─── Records for the exercise ───

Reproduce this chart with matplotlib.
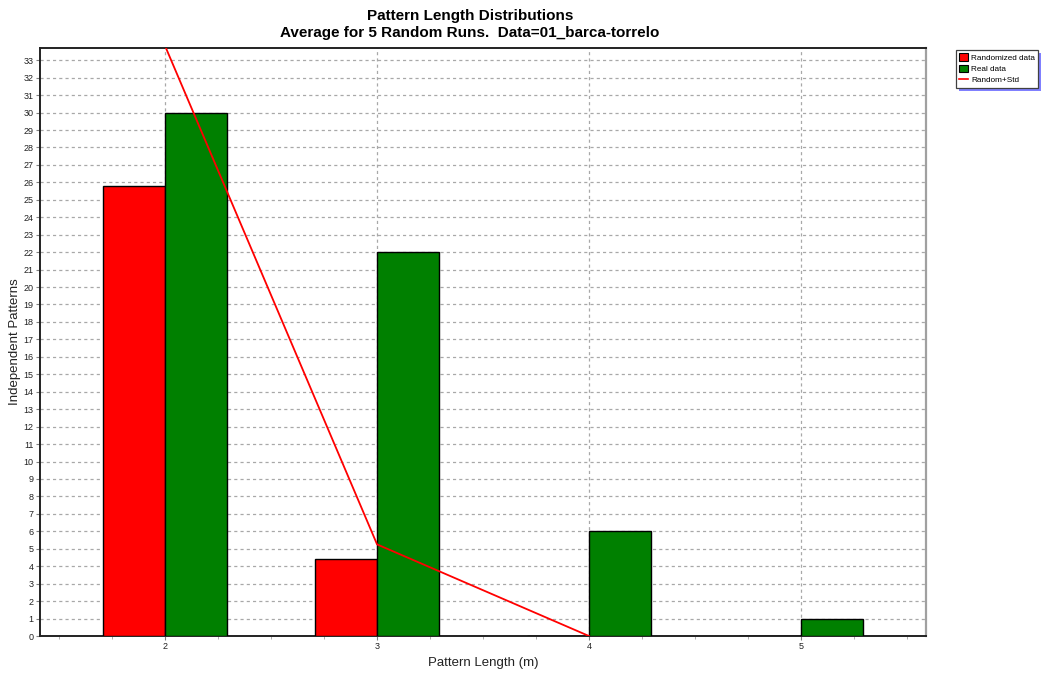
import matplotlib
matplotlib.use("Agg")
import matplotlib.pyplot as plt
from matplotlib.patches import Patch, Rectangle
from matplotlib.lines import Line2D
from matplotlib.ticker import MultipleLocator

# Pattern lengths and average counts
lengths = [2, 3, 4, 5]
randomized = [25.8, 4.4, 0.0, 0.0]
real = [30, 22, 6, 1]
# Random mean + standard deviation (only defined where random runs produced patterns)
std_lengths = [2, 3, 4]
random_std = [33.8, 5.25, 0.0]

title_lines = ["Pattern Length Distributions",
               "Average for 5 Random Runs.  Data=01_barca-torrelo"]

plt.rcParams['font.family'] = ['Liberation Sans', 'DejaVu Sans']

fig = plt.figure(figsize=(10.41, 6.75), dpi=100)
ax = fig.add_axes([40 / 1041, 1 - 636 / 675, (926 - 40) / 1041, (636 - 48) / 675])

w = 0.292
ax.bar([x - w / 2 for x in lengths], randomized, width=w, color='#ff0000',
       edgecolor='black', linewidth=1.0, zorder=3)
ax.bar([x + w / 2 for x in lengths], real, width=w, color='#008000',
       edgecolor='black', linewidth=1.0, zorder=3)
ax.plot(std_lengths, random_std, color='#ff0000', linewidth=1.3, zorder=4)

ax.set_xlim(2 - 0.591, 5 + 0.591)
ax.set_ylim(0, 33.7)
ax.set_xticks(lengths)
ax.xaxis.set_minor_locator(MultipleLocator(0.25))
ax.set_yticks(range(0, 34))

ax.grid(True, which='major', color='#a8a8a8', linestyle=(0, (2.5, 2.5)),
        linewidth=0.9, zorder=1)
ax.tick_params(axis='both', which='major', labelsize=6.5, length=3,
               color='#808080', pad=1.5, labelcolor='#222222')
ax.tick_params(axis='x', which='minor', length=2, color='#a0a0a0')

for side in ['left', 'top', 'bottom']:
    ax.spines[side].set_color('#222222')
    ax.spines[side].set_linewidth(1.4)
ax.spines['right'].set_color('#a0a0a0')
ax.spines['right'].set_linewidth(1.6)

ax.set_xlabel("Pattern Length (m)", fontsize=9.5, labelpad=4, color='#222222')
ax.set_ylabel("Independent Patterns", fontsize=9.5, labelpad=2, color='#222222')

fig.text(470 / 1041, 1 - 16 / 675, title_lines[0], ha='center', va='center',
         fontsize=11, fontweight='bold')
fig.text(470 / 1041, 1 - 33 / 675, title_lines[1], ha='center', va='center',
         fontsize=11, fontweight='bold')

handles = [Patch(facecolor='#ff0000', edgecolor='black', linewidth=0.8),
           Patch(facecolor='#008000', edgecolor='black', linewidth=0.8),
           Line2D([], [], color='#ff0000', linewidth=1.2)]
labels = ["Randomized data", "Real data", "Random+Std"]
leg = fig.legend(handles, labels, loc='upper left',
                 bbox_to_anchor=(956 / 1041, 1 - 50 / 675),
                 fontsize=5.9, frameon=True, fancybox=False, framealpha=1.0,
                 handlelength=1.1, handleheight=1.0, handletextpad=0.35,
                 borderpad=0.4, labelspacing=0.35, borderaxespad=0)
leg.get_frame().set_edgecolor('#404040')
leg.get_frame().set_linewidth(0.9)
leg.set_zorder(6)

# drop shadow behind the legend box
fig.canvas.draw()
bb = leg.get_window_extent()
off = 3
fig.patches.append(Rectangle(((bb.x0 + off) / fig.bbox.width, (bb.y0 - off) / fig.bbox.height),
                             bb.width / fig.bbox.width, bb.height / fig.bbox.height,
                             transform=fig.transFigure, facecolor='#8080ff',
                             edgecolor='none', zorder=5))

fig.savefig("out.png", dpi=100)
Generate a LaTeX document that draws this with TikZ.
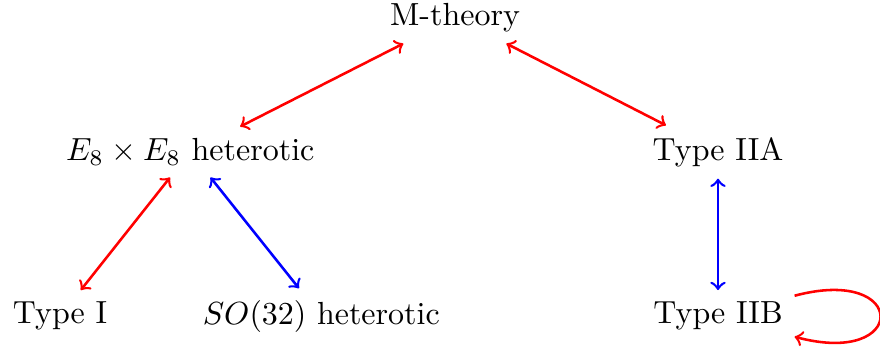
\documentclass[tikz,border=0pt]{standalone}
\usetikzlibrary{positioning}
\begin{document}
\begin{tikzpicture}[thick,
	duality/.style={<->, thick, red},
	tduality/.style={<->, thick, blue},
	selfdual/.style={->, thick, red}]

	\useasboundingbox (0,0) rectangle (9.67,3.86);

	\node (mth) at (5.00,3.67) {M-theory};
	\node (hete) at (2.09,2.19) {$E_8\times E_8$ heterotic};
	\node (iia) at (7.89,2.19) {Type IIA};
	\node (typei) at (0.66,0.385) {Type I};
	\node (heto) at (3.53,0.385) {$SO(32)$ heterotic};
	\node (iib) at (7.89,0.385) {Type IIB};

	\draw[duality] (mth) -- (hete);
	\draw[duality] (mth) -- (iia);
	\draw[duality] (hete) -- (typei);
	\draw[tduality] (hete) -- (heto);
	\draw[tduality] (iia) -- (iib);
	\draw[selfdual] (iib) to[loop right, min distance=1.3cm] (iib);
\end{tikzpicture}
\end{document}
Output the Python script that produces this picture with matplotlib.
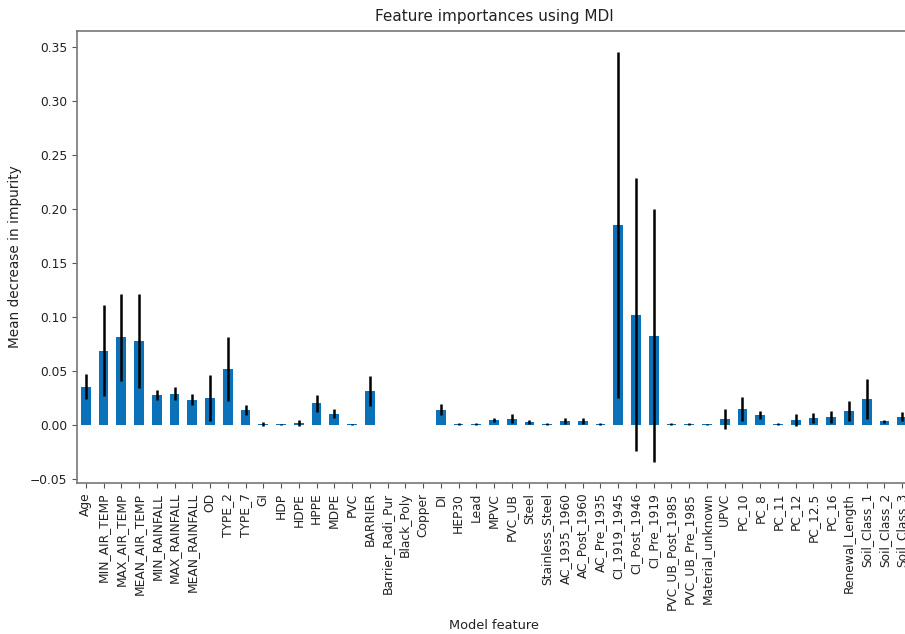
import matplotlib
matplotlib.use("Agg")
import matplotlib.pyplot as plt
import numpy as np

features = ["Age", "MIN_AIR_TEMP", "MAX_AIR_TEMP", "MEAN_AIR_TEMP", "MIN_RAINFALL",
            "MAX_RAINFALL", "MEAN_RAINFALL", "OD", "TYPE_2", "TYPE_7", "GI", "HDP",
            "HDPE", "HPPE", "MDPE", "PVC", "BARRIER", "Barrier_Radi_Pur", "Black_Poly",
            "Copper", "DI", "HEP30", "Lead", "MPVC", "PVC_UB", "Steel", "Stainless_Steel",
            "AC_1935_1960", "AC_Post_1960", "AC_Pre_1935", "CI_1919_1945", "CI_Post_1946",
            "CI_Pre_1919", "PVC_UB_Post_1985", "PVC_UB_Pre_1985", "Material_unknown",
            "UPVC", "PC_10", "PC_8", "PC_11", "PC_12", "PC_12.5", "PC_16",
            "Renewal_Length", "Soil_Class_1", "Soil_Class_2", "Soil_Class_3"]

importances = [0.0356, 0.0690, 0.0813, 0.0776, 0.0278,
               0.0288, 0.0235, 0.0250, 0.0520, 0.0139, 0.0012, 0.0005,
               0.0020, 0.0200, 0.0105, 0.0006, 0.0318, 0.0000, 0.0002,
               0.0002, 0.0142, 0.0012, 0.0012, 0.0045, 0.0060, 0.0030, 0.0012,
               0.0038, 0.0038, 0.0012, 0.1857, 0.1024,
               0.0829, 0.0012, 0.0012, 0.0008,
               0.0056, 0.0149, 0.0093, 0.0012, 0.0046, 0.0065, 0.0077,
               0.0126, 0.0241, 0.0033, 0.0077]

std = [0.0114, 0.0420, 0.0405, 0.0435, 0.0050,
       0.0060, 0.0050, 0.0210, 0.0300, 0.0050, 0.0020, 0.0005,
       0.0025, 0.0075, 0.0042, 0.0004, 0.0140, 0.0000, 0.0002,
       0.0002, 0.0050, 0.0008, 0.0008, 0.0018, 0.0040, 0.0018, 0.0008,
       0.0027, 0.0030, 0.0008, 0.1605, 0.1266,
       0.1176, 0.0008, 0.0008, 0.0005,
       0.0093, 0.0115, 0.0035, 0.0008, 0.0055, 0.0046, 0.0056,
       0.0093, 0.0185, 0.0015, 0.0040]

plt.rcParams['font.family'] = ['DejaVu Sans']
fig = plt.figure(figsize=(9.05, 6.34), dpi=100)
ax = fig.add_axes([77/905, 1 - 483/634, (911 - 77)/905, (483 - 31)/634])

x = np.arange(len(features))
ax.bar(x, importances, width=0.55, color='#0b72ba', yerr=std, ecolor='black',
       error_kw=dict(elinewidth=1.8))
ax.set_xlim(-0.5, len(features) - 0.5)
ax.set_xticks(x)
ax.set_xticklabels(features, rotation=90, fontsize=8.8, color='#222222')
ax.tick_params(axis='y', labelsize=8.8, labelcolor='#222222', colors='#555555')
ax.tick_params(axis='x', colors='#555555', labelcolor='#222222')
for s in ax.spines.values():
    s.set_color('#777777')
    s.set_linewidth(1.2)
ax.set_title("Feature importances using MDI", fontsize=11, color='#222222', pad=7)
ax.set_ylabel("Mean decrease in impurity", fontsize=9.8, color='#222222')
ax.set_xlabel("Model feature", fontsize=9.3, color='#222222')
ax.yaxis.set_label_coords((22 - 77) / 834, 0.5)
ax.xaxis.set_label_coords(0.5, (483 - 619) / 452)

fig.savefig("out.png", dpi=100)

───

To do ▸ Copy only the lines above from the one containing "Output the Python" through the one containing "import numpy as np", both included. Leave out the pictures.

Full solution ▸
Output the Python script that produces this picture with matplotlib.
import matplotlib
matplotlib.use("Agg")
import matplotlib.pyplot as plt
import numpy as np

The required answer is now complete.